* _WRITTEN EXERCISE_
Copy out each line of the data that holds the word "matplotlib".

* _DATA SECTION_
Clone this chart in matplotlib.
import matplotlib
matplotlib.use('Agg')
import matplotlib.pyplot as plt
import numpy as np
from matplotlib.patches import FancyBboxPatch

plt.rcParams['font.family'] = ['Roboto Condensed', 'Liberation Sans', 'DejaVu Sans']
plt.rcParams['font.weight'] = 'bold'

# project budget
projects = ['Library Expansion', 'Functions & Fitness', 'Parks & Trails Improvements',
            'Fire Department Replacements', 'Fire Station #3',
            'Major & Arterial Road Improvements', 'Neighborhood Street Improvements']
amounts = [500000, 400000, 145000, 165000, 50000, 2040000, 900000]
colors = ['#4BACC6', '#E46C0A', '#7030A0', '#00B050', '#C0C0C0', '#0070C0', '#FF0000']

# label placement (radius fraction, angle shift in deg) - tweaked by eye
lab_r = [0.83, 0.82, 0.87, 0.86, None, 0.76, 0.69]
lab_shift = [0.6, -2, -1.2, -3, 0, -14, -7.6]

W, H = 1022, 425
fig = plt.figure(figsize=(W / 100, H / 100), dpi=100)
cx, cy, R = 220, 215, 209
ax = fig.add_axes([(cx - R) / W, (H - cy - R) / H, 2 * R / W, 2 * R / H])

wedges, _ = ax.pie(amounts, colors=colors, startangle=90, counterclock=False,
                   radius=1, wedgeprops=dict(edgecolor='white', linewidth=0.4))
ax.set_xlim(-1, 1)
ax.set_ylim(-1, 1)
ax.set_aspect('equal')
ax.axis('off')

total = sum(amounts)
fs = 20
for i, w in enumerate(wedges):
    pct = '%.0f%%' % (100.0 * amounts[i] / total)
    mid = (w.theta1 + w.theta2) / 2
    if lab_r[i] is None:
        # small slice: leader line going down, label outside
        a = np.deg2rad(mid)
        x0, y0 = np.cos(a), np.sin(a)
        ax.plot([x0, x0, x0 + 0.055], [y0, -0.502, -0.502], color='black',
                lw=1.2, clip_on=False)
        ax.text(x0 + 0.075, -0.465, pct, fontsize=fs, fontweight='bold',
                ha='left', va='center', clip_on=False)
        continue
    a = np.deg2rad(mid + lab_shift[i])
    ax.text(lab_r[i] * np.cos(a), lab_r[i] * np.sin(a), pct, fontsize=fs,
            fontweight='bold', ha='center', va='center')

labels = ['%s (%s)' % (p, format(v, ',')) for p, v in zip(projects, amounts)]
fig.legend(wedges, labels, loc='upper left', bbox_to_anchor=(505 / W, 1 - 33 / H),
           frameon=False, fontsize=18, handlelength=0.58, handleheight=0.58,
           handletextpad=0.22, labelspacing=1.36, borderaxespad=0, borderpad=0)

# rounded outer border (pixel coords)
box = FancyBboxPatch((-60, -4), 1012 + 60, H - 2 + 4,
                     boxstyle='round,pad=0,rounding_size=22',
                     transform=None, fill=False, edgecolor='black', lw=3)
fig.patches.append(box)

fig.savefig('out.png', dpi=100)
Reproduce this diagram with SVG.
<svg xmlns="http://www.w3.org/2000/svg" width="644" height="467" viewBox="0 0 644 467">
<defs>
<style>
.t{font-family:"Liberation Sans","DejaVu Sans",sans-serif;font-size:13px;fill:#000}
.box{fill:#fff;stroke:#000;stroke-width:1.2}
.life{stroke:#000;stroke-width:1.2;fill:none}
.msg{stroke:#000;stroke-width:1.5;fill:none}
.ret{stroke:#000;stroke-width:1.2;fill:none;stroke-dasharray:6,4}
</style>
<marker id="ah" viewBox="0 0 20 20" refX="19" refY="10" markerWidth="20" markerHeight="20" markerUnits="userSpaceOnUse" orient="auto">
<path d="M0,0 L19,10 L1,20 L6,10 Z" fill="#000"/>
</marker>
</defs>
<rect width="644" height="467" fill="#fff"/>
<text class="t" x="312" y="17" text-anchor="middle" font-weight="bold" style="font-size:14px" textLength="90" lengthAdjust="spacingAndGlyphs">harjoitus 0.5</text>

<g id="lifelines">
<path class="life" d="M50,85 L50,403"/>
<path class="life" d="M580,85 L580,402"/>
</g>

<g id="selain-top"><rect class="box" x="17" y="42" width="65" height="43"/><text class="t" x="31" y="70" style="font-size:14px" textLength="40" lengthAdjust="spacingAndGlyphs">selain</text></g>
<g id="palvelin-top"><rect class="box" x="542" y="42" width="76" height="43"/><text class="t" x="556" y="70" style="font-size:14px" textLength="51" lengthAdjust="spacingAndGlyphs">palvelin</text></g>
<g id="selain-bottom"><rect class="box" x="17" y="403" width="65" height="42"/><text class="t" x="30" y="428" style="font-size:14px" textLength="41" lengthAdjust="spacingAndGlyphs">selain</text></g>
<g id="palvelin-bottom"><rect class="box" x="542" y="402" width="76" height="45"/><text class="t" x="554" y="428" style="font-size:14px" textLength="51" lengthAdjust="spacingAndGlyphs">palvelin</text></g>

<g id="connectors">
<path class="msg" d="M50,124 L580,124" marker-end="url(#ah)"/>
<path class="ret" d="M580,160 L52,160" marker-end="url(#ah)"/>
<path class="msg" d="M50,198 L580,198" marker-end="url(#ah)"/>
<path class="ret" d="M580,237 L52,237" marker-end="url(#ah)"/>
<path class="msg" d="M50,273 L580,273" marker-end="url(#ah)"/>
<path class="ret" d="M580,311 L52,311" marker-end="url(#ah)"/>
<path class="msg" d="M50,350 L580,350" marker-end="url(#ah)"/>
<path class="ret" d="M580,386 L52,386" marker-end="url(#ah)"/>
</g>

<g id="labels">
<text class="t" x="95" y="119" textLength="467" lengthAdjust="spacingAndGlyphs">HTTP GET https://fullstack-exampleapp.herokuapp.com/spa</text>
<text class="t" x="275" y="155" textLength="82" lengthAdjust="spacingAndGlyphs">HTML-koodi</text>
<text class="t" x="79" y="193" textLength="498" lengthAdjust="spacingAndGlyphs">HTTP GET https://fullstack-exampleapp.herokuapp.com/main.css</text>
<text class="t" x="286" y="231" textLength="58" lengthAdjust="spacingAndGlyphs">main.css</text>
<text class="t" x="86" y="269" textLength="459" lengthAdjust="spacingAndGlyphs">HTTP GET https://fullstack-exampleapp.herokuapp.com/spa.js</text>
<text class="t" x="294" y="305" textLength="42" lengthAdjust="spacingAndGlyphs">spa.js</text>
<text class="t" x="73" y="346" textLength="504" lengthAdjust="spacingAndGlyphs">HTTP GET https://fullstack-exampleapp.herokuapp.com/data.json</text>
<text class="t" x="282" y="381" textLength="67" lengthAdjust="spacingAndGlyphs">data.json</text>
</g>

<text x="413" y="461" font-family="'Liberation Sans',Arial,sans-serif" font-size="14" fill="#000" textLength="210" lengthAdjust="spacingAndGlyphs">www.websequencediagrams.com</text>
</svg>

* _SOLUTION TO THIS TASK_
Clone this chart in matplotlib.
import matplotlib
matplotlib.use('Agg')
import matplotlib.pyplot as plt
from matplotlib.patches import FancyBboxPatch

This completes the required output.